*Problem description*: Quote the data below in full, minus the images.

*Data lines*:
Begin

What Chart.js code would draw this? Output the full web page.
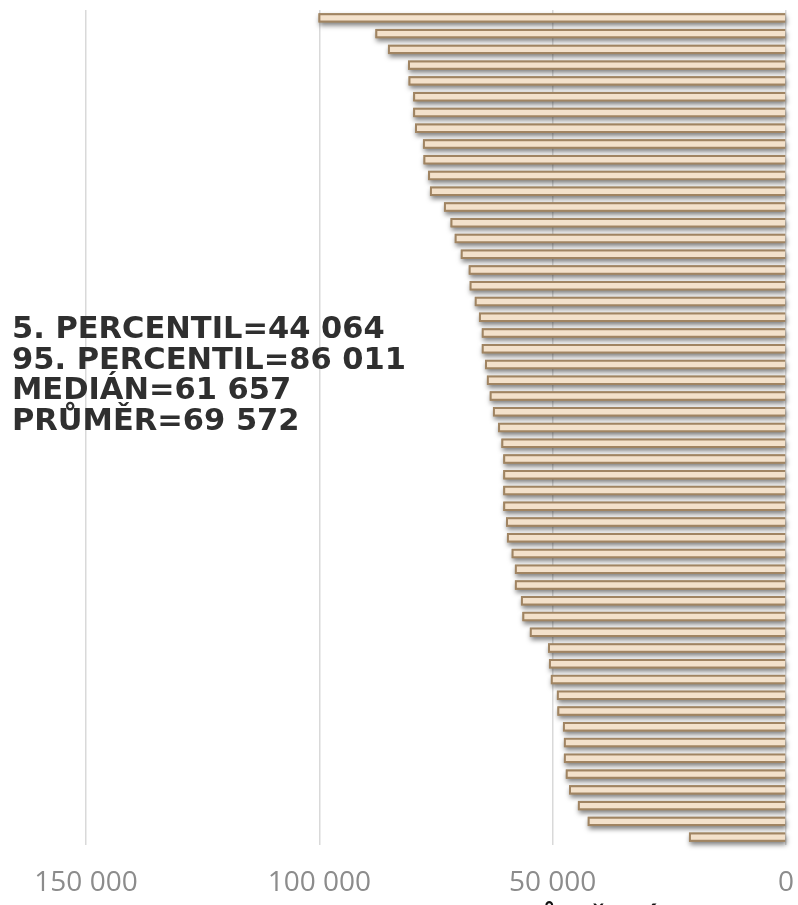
<!DOCTYPE html>
<html>
<head>
<meta charset="utf-8">
<script src="https://cdn.jsdelivr.net/npm/chart.js@4.4.1/dist/chart.umd.min.js"></script>
<style>
  html, body { margin: 0; padding: 0; background: #fff; }
  #wrap { width: 798px; height: 905px; position: relative; }
</style>
</head>
<body>
<div id="wrap"><canvas id="mycanvas" width="798" height="905"></canvas></div>
<script>
// one bar per row, top to bottom
var labels = [];
for (var i = 1; i <= 53; i++) labels.push(String(i));

var wages = [
  100200, 88000, 85300, 81000, 80900, 79900, 79900, 79500, 77800, 77700,
  76700, 76300, 73300, 71900, 71000, 69700, 68000, 67800, 66700, 65800,
  65200, 65200, 64500, 64100, 63500, 62800, 61700, 61000, 60600, 60600,
  60600, 60600, 60000, 59800, 58800, 58100, 58100, 56800, 56500, 54900,
  51000, 50800, 50400, 49100, 49000, 47800, 47600, 47600, 47200, 46500,
  44600, 42500, 20800
];

var tickValues = [0, 50000, 100000, 150000];

var statLines = [
  "5. PERCENTIL=44 064",
  "95. PERCENTIL=86 011",
  "MEDIÁN=61 657",
  "PRŮMĚR=69 572"
];
var axisTitle = "Průměrná mzda";

function fmt(v) {
  return String(v).replace(/\B(?=(\d{3})+(?!\d))/g, " ");
}

// bar element clips itself, so paint the shadow first from the element bounds
var shadowPlugin = {
  id: 'barShadow',
  beforeDatasetsDraw: function(chart) {
    var ctx = chart.ctx;
    var meta = chart.getDatasetMeta(0);
    ctx.save();
    ctx.shadowColor = 'rgba(0,0,0,0.5)';
    ctx.shadowBlur = 5;
    ctx.shadowOffsetX = 1;
    ctx.shadowOffsetY = 3;
    ctx.fillStyle = '#a48a66';
    meta.data.forEach(function(bar) {
      var p = bar.getProps(['x', 'y', 'base', 'height'], true);
      var left = Math.min(p.x, p.base), right = Math.max(p.x, p.base);
      ctx.fillRect(left, p.y - p.height / 2, right - left, p.height);
    });
    ctx.restore();
  }
};

var textPlugin = {
  id: 'statText',
  afterDraw: function(chart) {
    var ctx = chart.ctx;
    ctx.save();
    ctx.fillStyle = '#2f2f2f';
    ctx.font = 'bold 30.5px "DejaVu Sans"';
    ctx.textAlign = 'left';
    ctx.textBaseline = 'alphabetic';
    for (var i = 0; i < statLines.length; i++) {
      ctx.fillText(statLines[i], 12, 338 + i * 30.6);
    }
    ctx.fillStyle = '#111';
    ctx.font = 'bold 28px "DejaVu Sans"';
    ctx.fillText(axisTitle, 505, 927);
    ctx.restore();
  }
};

var ctx = document.getElementById('mycanvas');

var barGraph = new Chart(ctx, {
  type: 'bar',
  data: {
    labels: labels,
    datasets: [{
      data: wages,
      backgroundColor: '#f3e1cb',
      borderColor: '#a08462',
      borderWidth: 2,
      borderSkipped: 'start',
      categoryPercentage: 1,
      barPercentage: 0.6
    }]
  },
  options: {
    indexAxis: 'y',
    responsive: false,
    animation: false,
    layout: { padding: { left: 86, right: 12, top: 10, bottom: 5 } },
    plugins: {
      legend: { display: false },
      tooltip: { enabled: false }
    },
    scales: {
      x: {
        reverse: true,
        min: 0,
        max: 150000,
        afterBuildTicks: function(axis) {
          axis.ticks = tickValues.map(function(v) { return { value: v }; });
        },
        afterFit: function(axis) { axis.height = 55; },
        grid: { color: '#d9d9d9', lineWidth: 1.5, drawTicks: false },
        border: { display: false },
        ticks: {
          padding: 21,
          color: '#8c8c8c',
          font: { family: '"Open Sans"', size: 28 },
          maxRotation: 0,
          callback: function(v) { return fmt(v); }
        }
      },
      y: { display: false }
    }
  },
  plugins: [shadowPlugin, textPlugin]
});
</script>
</body>
</html>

End

*Task output*:
What Chart.js code would draw this? Output the full web page.
<!DOCTYPE html>
<html>
<head>
<meta charset="utf-8">
<script src="https://cdn.jsdelivr.net/npm/chart.js@4.4.1/dist/chart.umd.min.js"></script>
<style>
  html, body { margin: 0; padding: 0; background: #fff; }
  #wrap { width: 798px; height: 905px; position: relative; }
</style>
</head>
<body>
<div id="wrap"><canvas id="mycanvas" width="798" height="905"></canvas></div>
<script>
// one bar per row, top to bottom
var labels = [];
for (var i = 1; i <= 53; i++) labels.push(String(i));

var wages = [
  100200, 88000, 85300, 81000, 80900, 79900, 79900, 79500, 77800, 77700,
  76700, 76300, 73300, 71900, 71000, 69700, 68000, 67800, 66700, 65800,
  65200, 65200, 64500, 64100, 63500, 62800, 61700, 61000, 60600, 60600,
  60600, 60600, 60000, 59800, 58800, 58100, 58100, 56800, 56500, 54900,
  51000, 50800, 50400, 49100, 49000, 47800, 47600, 47600, 47200, 46500,
  44600, 42500, 20800
];

var tickValues = [0, 50000, 100000, 150000];

var statLines = [
  "5. PERCENTIL=44 064",
  "95. PERCENTIL=86 011",
  "MEDIÁN=61 657",
  "PRŮMĚR=69 572"
];
var axisTitle = "Průměrná mzda";

function fmt(v) {
  return String(v).replace(/\B(?=(\d{3})+(?!\d))/g, " ");
}

// bar element clips itself, so paint the shadow first from the element bounds
var shadowPlugin = {
  id: 'barShadow',
  beforeDatasetsDraw: function(chart) {
    var ctx = chart.ctx;
    var meta = chart.getDatasetMeta(0);
    ctx.save();
    ctx.shadowColor = 'rgba(0,0,0,0.5)';
    ctx.shadowBlur = 5;
    ctx.shadowOffsetX = 1;
    ctx.shadowOffsetY = 3;
    ctx.fillStyle = '#a48a66';
    meta.data.forEach(function(bar) {
      var p = bar.getProps(['x', 'y', 'base', 'height'], true);
      var left = Math.min(p.x, p.base), right = Math.max(p.x, p.base);
      ctx.fillRect(left, p.y - p.height / 2, right - left, p.height);
    });
    ctx.restore();
  }
};

var textPlugin = {
  id: 'statText',
  afterDraw: function(chart) {
    var ctx = chart.ctx;
    ctx.save();
    ctx.fillStyle = '#2f2f2f';
    ctx.font = 'bold 30.5px "DejaVu Sans"';
    ctx.textAlign = 'left';
    ctx.textBaseline = 'alphabetic';
    for (var i = 0; i < statLines.length; i++) {
      ctx.fillText(statLines[i], 12, 338 + i * 30.6);
    }
    ctx.fillStyle = '#111';
    ctx.font = 'bold 28px "DejaVu Sans"';
    ctx.fillText(axisTitle, 505, 927);
    ctx.restore();
  }
};

var ctx = document.getElementById('mycanvas');

var barGraph = new Chart(ctx, {
  type: 'bar',
  data: {
    labels: labels,
    datasets: [{
      data: wages,
      backgroundColor: '#f3e1cb',
      borderColor: '#a08462',
      borderWidth: 2,
      borderSkipped: 'start',
      categoryPercentage: 1,
      barPercentage: 0.6
    }]
  },
  options: {
    indexAxis: 'y',
    responsive: false,
    animation: false,
    layout: { padding: { left: 86, right: 12, top: 10, bottom: 5 } },
    plugins: {
      legend: { display: false },
      tooltip: { enabled: false }
    },
    scales: {
      x: {
        reverse: true,
        min: 0,
        max: 150000,
        afterBuildTicks: function(axis) {
          axis.ticks = tickValues.map(function(v) { return { value: v }; });
        },
        afterFit: function(axis) { axis.height = 55; },
        grid: { color: '#d9d9d9', lineWidth: 1.5, drawTicks: false },
        border: { display: false },
        ticks: {
          padding: 21,
          color: '#8c8c8c',
          font: { family: '"Open Sans"', size: 28 },
          maxRotation: 0,
          callback: function(v) { return fmt(v); }
        }
      },
      y: { display: false }
    }
  },
  plugins: [shadowPlugin, textPlugin]
});
</script>
</body>
</html>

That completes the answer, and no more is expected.